Причем в этот период в ГИТИСе преподавала великолепная педагогическая плеяда, что ни имя, то легенда отечественного искусства – Борис Покровский, Юрий Завадский, Андрей Гончаров, Анатолий Эфрос, Мария Кнебель, Василий Орлов, Иосиф Туманов (тот самый Иосиф Михайлович Туманов, который прославился своей режиссерской постановкой Олимпиады-80, в финале которой в небо взмывал олимпийский Миша). Ударить в грязь лицом перед таким блистательным синклитом было определенно невозможно. У Туманова, который преподавал нам оперную режиссуру, я в программе оперных отрывков пел арию Старого цыгана из рахманиновского «Алеко», серьезную басовую партию. А на выпускном курсе у Бориса Александровича Покровского я, первокурсник, играл в мюзикле Микаэла Таривердиева «Кто ты?» на либретто Василия Аксенова.

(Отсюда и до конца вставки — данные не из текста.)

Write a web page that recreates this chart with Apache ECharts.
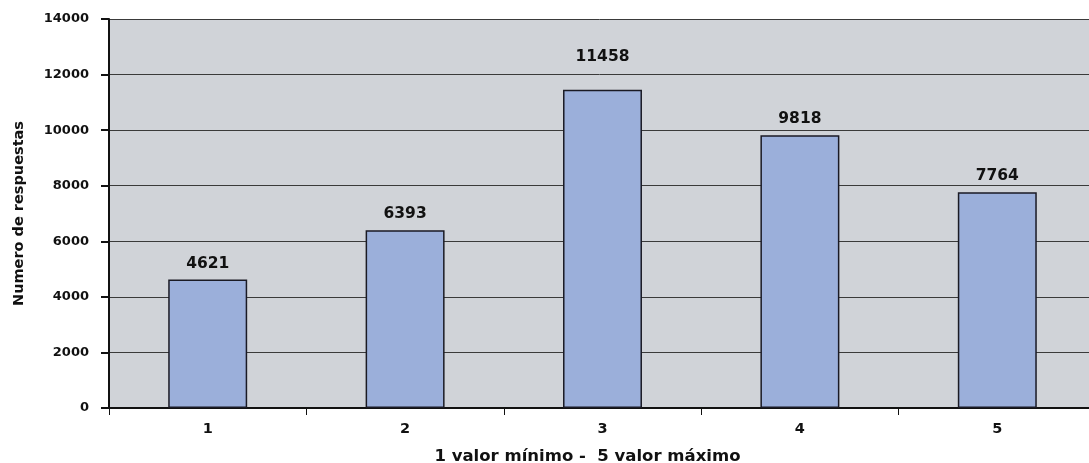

Было это в Учебном театре ГИТИСа в 1965 году. А когда этот театр поехал на гастроли в Ленинград, отправился вместе с ним (интересно, что в этом спектакле, который собирал полные аншлаги, участвовали также и профессиональные музыканты из Эстрадно-симфонического оркестра под управлением Юрия Силантьева). И такое происходило со мной в ГИТИСе постоянно. Будучи второкурсником, я пел в оперных отрывках то третьего, то четвертого, то пятого курсов. То есть меня явно заметили и доверяли исполнение вещей практически любой вокальной сложности. Не могу в этом смысле не вспомнить партию Филиппа II из «Дон Карлоса» Джузеппе Верди, которую я пел на выпускном курсе у режиссера Большого театра Олега Моралева, а мой сокурсник, соответственно, партию Великого инквизитора. Так что такого рода школа, где тебе приходится работать без всяких скидок на ученичество, дает конечно же свои плоды.